As a person who loves to travel, I wanted to visit these beautiful cities — New York, Portland, Chicago, Vancouver — but in my mind I also wanted to see what it was like to be apart of that community. It’s what food critics try to bring us in their columns and what Yelp star ratings and apps like Foursquare have based their business on. You can see the Statue of Liberty and take a picture of it but how do you see the city the way a person who lives there does? I can read a four star review of a bar on Yelp, but what if the bar that’s a way better time only has 3 stars because the bathroom is dirty?

It also has given me a desire to see other places. There was an episode with a chef of a restaurant in Nashville called the Catbird Seat that made me want to visit Tennessee for the first time. It presented this version of an old southern, country music powerhouse that had nothing to do with the Grand Ole Opry or Civil War historical sites. It was distinct in its own way but also inviting and modern and youthful.

https://www.youtube.com/watch?v=nDVZGVoI4eA

It also is one of those programs that gives you a glimpse of the artist’s life. The struggle, the reward, the hardship — the reasons we listen to stories on This American Life and interviews on WTF. The small vignettes of the triumph of interesting, passionate people who got to do the thing they love for a living and who aren’t particularly wealthy because of it. They’re both artists and blue collar workers, putting in the sweat to start something and continuing to sweat to keep it going.

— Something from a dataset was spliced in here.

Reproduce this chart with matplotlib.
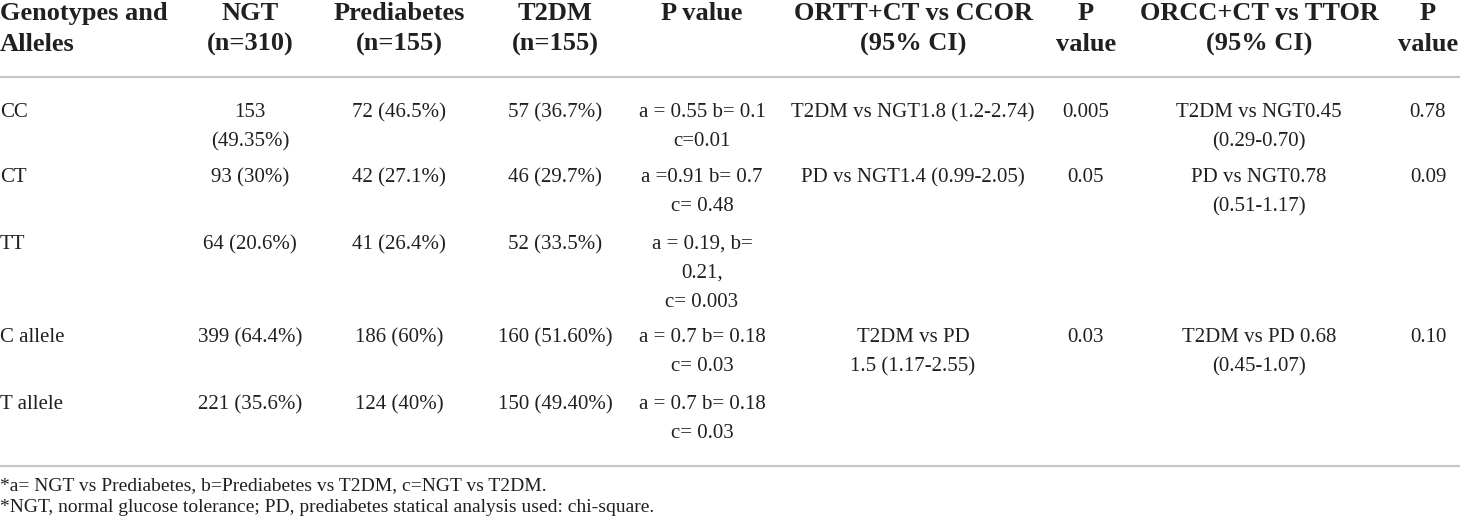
import matplotlib.pyplot as plt

# table contents
header = ["Genotypes and\nAlleles", "NGT\n(n=310)", "Prediabetes\n(n=155)", "T2DM\n(n=155)",
          "P value", "ORTT+CT vs CCOR\n(95% CI)", "P\nvalue", "ORCC+CT vs TTOR\n(95% CI)", "P\nvalue"]
genotypes = ["CC", "CT", "TT", "C allele", "T allele"]
ngt = ["153\n(49.35%)", "93 (30%)", "64 (20.6%)", "399 (64.4%)", "221 (35.6%)"]
prediabetes = ["72 (46.5%)", "42 (27.1%)", "41 (26.4%)", "186 (60%)", "124 (40%)"]
t2dm = ["57 (36.7%)", "46 (29.7%)", "52 (33.5%)", "160 (51.60%)", "150 (49.40%)"]
p_value = ["a = 0.55 b= 0.1\nc=0.01", "a =0.91 b= 0.7\nc= 0.48", "a = 0.19, b=\n0.21,\nc= 0.003",
           "a = 0.7 b= 0.18\nc= 0.03", "a = 0.7 b= 0.18\nc= 0.03"]
or_tt_ct = ["T2DM vs NGT1.8 (1.2-2.74)", "PD vs NGT1.4 (0.99-2.05)", "", "T2DM vs PD\n1.5 (1.17-2.55)", ""]
p_or1 = ["0.005", "0.05", "", "0.03", ""]
or_cc_ct = ["T2DM vs NGT0.45\n(0.29-0.70)", "PD vs NGT0.78\n(0.51-1.17)", "", "T2DM vs PD 0.68\n(0.45-1.07)", ""]
p_or2 = ["0.78", "0.09", "", "0.10", ""]
footnotes = ["*a= NGT vs Prediabetes, b=Prediabetes vs T2DM, c=NGT vs T2DM.",
             "*NGT, normal glucose tolerance; PD, prediabetes statical analysis used: chi-square."]

columns = [genotypes, ngt, prediabetes, t2dm, p_value, or_tt_ct, p_or1, or_cc_ct, p_or2]

# layout (pixels)
col_x = [0, 250, 399, 555, 702, 913, 1086, 1259, 1428]
row_base = [117, 182, 249, 342, 409]
line_gap = 29
head_base = 20
txt = "#231f20"
rule = "#c6c6c6"

fig = plt.figure(figsize=(14.6, 5.24), dpi=100)
ax = fig.add_axes([0, 0, 1, 1])
ax.set_xlim(0, 1460)
ax.set_ylim(524, 0)
ax.axis("off")

def cell(x, y0, s, ha, size, weight="normal", gap=line_gap):
    for i, line in enumerate(s.split("\n")):
        ax.text(x, y0 + i * gap, line, ha=ha, va="baseline", fontsize=size,
                fontweight=weight, color=txt, family="Liberation Serif")

for j, h in enumerate(header):
    cell(col_x[j], head_base, h, "left" if j == 0 else "center", 19, "bold", 31)

ax.plot([0, 1460], [77, 77], color=rule, lw=1.6)

for j, col in enumerate(columns):
    for i, s in enumerate(col):
        if s:
            cell(col_x[j], row_base[i], s, "left" if j == 0 else "center", 15)

ax.plot([0, 1460], [466, 466], color=rule, lw=1.6)

for i, f in enumerate(footnotes):
    ax.text(0, 490 + i * 22, f, ha="left", va="baseline", fontsize=14, color=txt,
            family="Liberation Serif")

fig.savefig("out.png", dpi=100)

Munchies is inspiring and fun — un-judging and objective. What I see in an episode and love could be boring to another person but it’s not because the episode was deficient, it’s just a relection of your own sensibility. Some chefs get wasted and dress like dandies, others are teetotalers and family men. Some are bros, some are business men. Some have Michelin Stars, some serve pizza on paper plates. They all get the same treatment.

Munchies is the unique program that covers a very specific subject in a very static way and yet is diverse and surprising every time. It’s been one of my favorite watches for a few years now and still, it continues to get better.